Read the records below and copy each line that contains "this".

▶ Given data
---+---

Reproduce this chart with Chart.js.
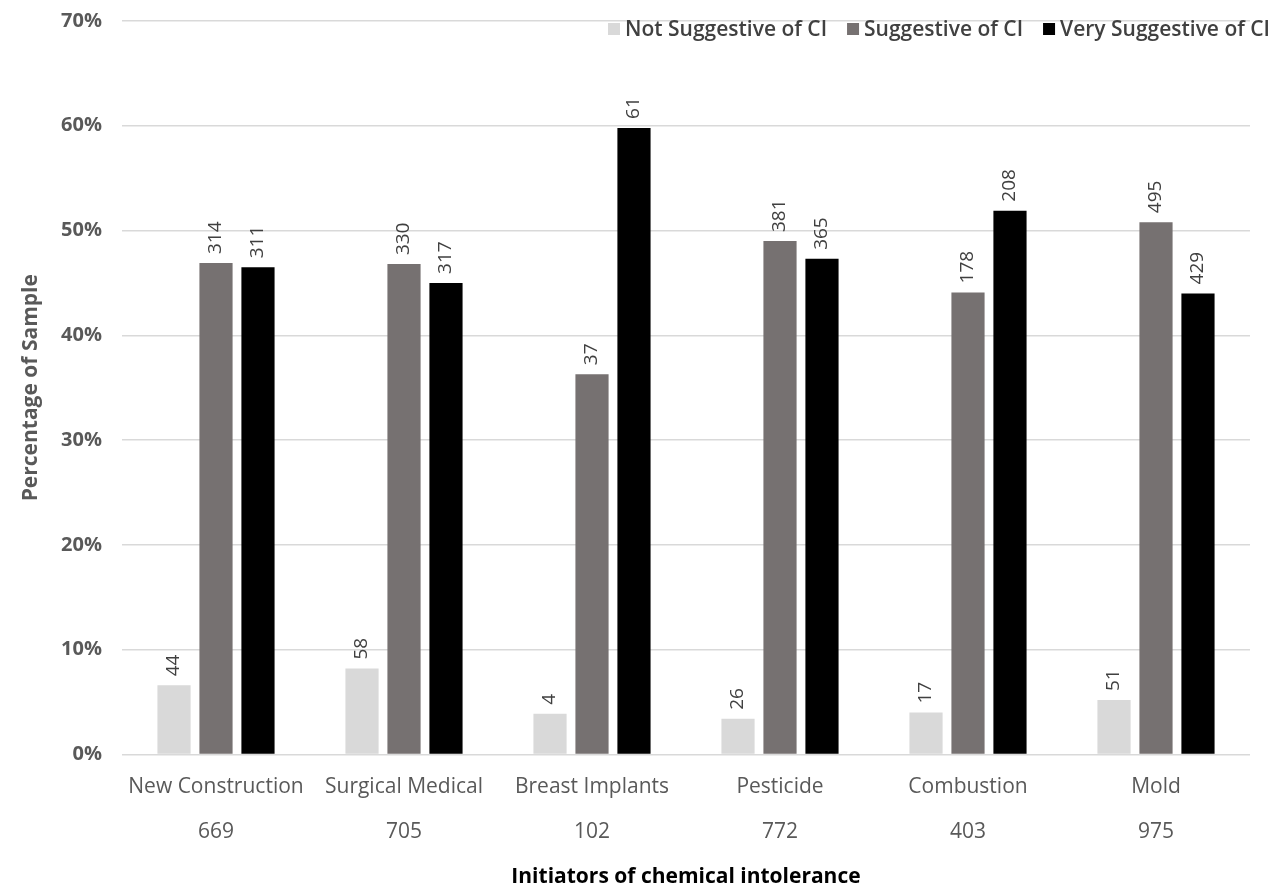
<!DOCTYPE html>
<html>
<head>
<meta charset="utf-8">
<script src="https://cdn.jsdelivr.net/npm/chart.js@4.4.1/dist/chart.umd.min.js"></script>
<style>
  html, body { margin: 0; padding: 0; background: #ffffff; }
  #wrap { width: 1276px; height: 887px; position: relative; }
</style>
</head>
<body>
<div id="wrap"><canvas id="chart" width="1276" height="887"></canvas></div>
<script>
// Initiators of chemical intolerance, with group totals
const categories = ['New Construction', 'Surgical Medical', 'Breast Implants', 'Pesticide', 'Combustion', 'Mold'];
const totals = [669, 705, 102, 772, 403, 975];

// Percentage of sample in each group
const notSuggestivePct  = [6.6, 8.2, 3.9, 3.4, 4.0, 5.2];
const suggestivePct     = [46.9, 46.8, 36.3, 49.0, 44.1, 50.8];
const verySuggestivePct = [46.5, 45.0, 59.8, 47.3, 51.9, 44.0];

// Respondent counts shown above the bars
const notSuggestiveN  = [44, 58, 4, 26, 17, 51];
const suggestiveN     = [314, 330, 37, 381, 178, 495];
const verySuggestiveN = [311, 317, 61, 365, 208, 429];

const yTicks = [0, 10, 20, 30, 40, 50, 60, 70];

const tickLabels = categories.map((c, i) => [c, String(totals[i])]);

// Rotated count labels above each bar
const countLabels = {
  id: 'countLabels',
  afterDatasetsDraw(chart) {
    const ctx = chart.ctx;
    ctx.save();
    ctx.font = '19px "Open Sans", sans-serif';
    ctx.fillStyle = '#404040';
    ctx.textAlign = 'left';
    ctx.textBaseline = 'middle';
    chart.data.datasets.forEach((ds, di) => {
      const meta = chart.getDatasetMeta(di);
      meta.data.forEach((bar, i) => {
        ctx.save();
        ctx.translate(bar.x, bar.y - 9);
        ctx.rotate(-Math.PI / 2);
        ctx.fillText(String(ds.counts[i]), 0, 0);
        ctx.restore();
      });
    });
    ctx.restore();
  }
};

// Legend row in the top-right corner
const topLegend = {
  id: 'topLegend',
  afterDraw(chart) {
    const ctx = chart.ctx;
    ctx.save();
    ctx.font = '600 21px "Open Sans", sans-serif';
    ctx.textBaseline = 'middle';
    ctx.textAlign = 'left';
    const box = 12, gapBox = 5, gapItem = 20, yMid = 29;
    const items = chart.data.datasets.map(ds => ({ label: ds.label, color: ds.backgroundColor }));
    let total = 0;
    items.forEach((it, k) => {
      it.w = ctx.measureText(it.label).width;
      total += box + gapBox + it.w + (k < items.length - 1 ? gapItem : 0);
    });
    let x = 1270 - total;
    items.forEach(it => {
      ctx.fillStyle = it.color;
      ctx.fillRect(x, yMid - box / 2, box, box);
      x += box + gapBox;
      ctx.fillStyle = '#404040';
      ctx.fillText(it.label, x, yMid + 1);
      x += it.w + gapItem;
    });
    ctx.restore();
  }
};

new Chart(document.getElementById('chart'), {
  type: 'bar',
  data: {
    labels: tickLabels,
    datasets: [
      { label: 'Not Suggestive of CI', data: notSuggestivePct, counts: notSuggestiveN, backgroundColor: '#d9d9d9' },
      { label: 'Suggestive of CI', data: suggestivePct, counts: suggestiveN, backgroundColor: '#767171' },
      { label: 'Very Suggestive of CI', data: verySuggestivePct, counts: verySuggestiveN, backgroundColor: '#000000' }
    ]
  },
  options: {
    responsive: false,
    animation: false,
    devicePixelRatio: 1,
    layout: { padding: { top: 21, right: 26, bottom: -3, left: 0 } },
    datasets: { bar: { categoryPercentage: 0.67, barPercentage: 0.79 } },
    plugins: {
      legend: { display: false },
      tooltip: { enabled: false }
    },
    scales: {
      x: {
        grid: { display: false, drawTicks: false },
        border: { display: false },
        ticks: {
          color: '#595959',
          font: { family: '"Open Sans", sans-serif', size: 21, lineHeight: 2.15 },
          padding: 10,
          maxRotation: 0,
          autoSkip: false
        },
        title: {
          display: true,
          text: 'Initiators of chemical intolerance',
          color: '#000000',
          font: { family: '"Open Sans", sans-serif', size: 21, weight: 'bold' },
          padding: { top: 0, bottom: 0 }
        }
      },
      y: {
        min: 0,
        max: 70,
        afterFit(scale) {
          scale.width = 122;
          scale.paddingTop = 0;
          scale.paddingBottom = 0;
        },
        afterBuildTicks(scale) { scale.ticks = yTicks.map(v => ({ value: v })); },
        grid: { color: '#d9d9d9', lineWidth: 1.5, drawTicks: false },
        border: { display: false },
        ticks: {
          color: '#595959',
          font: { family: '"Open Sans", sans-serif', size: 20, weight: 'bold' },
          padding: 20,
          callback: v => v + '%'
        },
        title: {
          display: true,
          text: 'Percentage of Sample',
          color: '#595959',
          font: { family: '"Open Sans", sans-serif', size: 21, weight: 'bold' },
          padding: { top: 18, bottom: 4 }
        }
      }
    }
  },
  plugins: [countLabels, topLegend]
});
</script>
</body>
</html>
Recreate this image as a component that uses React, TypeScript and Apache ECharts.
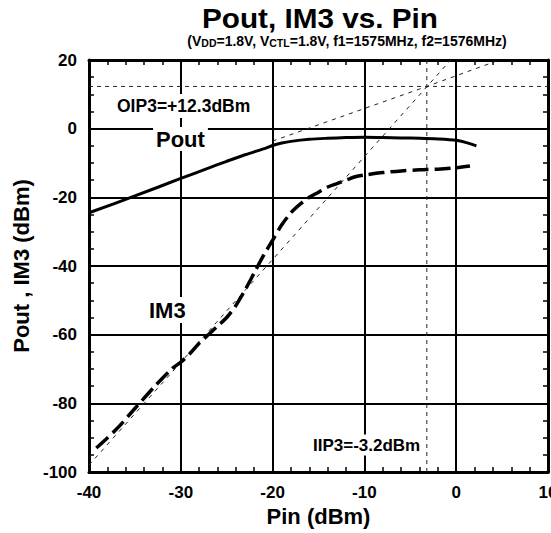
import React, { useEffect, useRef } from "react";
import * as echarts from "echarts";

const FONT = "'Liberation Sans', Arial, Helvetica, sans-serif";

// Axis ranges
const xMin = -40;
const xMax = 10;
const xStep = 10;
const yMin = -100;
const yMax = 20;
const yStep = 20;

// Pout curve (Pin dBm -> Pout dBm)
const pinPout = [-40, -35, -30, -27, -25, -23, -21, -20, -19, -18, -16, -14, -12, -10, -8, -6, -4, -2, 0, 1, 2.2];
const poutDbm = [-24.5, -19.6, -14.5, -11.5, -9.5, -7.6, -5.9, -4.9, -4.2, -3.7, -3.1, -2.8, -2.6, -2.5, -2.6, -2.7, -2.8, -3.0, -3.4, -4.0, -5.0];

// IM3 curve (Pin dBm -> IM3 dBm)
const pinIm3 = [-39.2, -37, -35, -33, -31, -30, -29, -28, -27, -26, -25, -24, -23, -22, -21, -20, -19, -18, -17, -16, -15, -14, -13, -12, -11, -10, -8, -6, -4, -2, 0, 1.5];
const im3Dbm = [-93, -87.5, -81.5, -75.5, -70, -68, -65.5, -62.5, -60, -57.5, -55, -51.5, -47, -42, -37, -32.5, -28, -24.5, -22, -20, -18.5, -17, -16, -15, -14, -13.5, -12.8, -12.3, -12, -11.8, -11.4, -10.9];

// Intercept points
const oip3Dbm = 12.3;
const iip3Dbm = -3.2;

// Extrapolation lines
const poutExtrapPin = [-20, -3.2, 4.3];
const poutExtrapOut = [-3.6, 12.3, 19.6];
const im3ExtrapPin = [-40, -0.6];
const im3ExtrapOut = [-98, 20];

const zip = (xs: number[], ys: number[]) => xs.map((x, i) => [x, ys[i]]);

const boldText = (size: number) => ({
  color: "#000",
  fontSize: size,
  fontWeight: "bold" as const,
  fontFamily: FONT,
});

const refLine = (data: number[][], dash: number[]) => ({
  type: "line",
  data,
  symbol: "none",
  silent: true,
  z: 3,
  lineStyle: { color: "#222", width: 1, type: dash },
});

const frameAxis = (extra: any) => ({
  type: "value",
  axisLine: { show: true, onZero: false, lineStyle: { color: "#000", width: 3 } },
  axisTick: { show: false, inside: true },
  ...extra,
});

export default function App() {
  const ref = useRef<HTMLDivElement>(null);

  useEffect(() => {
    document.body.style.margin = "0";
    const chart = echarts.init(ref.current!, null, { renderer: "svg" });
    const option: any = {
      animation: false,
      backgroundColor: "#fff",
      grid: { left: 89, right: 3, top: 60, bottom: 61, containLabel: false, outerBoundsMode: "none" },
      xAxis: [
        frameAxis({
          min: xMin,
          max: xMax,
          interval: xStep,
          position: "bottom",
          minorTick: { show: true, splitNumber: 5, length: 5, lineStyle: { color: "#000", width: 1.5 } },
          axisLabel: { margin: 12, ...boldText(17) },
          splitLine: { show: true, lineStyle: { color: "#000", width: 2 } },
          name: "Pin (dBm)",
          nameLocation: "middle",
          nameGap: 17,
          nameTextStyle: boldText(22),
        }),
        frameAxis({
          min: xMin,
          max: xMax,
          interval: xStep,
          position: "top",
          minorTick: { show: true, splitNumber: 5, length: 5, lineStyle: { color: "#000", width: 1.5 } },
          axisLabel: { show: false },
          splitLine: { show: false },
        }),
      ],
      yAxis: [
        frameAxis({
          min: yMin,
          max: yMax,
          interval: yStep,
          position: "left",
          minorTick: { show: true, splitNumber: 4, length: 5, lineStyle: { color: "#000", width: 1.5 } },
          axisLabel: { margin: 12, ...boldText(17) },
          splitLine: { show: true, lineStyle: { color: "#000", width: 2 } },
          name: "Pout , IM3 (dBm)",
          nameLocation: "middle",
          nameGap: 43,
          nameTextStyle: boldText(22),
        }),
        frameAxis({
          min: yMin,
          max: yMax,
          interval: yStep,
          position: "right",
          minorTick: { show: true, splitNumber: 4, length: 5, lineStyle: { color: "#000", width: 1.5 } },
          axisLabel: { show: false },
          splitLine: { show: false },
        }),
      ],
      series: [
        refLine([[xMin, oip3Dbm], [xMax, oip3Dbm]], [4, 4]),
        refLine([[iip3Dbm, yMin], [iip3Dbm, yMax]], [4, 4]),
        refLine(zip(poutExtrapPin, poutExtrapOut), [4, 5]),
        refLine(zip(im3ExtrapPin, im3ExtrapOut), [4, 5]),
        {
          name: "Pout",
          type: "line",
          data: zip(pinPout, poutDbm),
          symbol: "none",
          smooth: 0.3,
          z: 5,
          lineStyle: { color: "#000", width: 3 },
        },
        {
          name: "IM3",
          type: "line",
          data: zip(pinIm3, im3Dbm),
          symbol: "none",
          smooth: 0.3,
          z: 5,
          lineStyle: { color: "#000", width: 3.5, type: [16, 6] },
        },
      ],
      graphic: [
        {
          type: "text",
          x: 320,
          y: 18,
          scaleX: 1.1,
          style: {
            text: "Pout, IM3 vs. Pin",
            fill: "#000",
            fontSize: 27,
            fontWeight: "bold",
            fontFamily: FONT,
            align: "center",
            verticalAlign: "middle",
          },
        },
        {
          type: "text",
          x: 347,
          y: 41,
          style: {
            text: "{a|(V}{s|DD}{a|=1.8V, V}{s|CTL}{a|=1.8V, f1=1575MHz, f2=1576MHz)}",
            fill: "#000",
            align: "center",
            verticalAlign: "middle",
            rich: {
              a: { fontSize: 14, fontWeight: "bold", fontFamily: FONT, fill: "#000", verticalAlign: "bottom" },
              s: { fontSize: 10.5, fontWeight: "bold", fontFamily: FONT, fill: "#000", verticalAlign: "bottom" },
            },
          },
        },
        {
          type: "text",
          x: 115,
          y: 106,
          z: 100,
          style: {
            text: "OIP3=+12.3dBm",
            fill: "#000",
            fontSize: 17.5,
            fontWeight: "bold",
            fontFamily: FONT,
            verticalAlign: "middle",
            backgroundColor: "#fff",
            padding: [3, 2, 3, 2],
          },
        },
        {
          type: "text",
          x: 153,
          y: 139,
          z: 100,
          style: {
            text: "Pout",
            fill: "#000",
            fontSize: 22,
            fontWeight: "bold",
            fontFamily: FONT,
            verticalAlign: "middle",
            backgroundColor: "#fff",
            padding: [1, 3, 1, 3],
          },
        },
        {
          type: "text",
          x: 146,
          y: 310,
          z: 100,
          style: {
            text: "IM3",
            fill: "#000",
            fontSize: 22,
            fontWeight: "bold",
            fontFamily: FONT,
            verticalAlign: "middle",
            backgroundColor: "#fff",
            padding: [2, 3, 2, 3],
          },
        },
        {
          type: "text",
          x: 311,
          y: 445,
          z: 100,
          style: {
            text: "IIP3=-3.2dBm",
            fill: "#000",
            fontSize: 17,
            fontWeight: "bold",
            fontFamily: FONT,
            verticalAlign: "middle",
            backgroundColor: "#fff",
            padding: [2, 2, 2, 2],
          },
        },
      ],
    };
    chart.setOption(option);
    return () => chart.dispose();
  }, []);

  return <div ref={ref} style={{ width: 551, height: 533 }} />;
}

---+---

▶ The output
Reproduce this chart with Chart.js.
Recreate this image as a component that uses React, TypeScript and Apache ECharts.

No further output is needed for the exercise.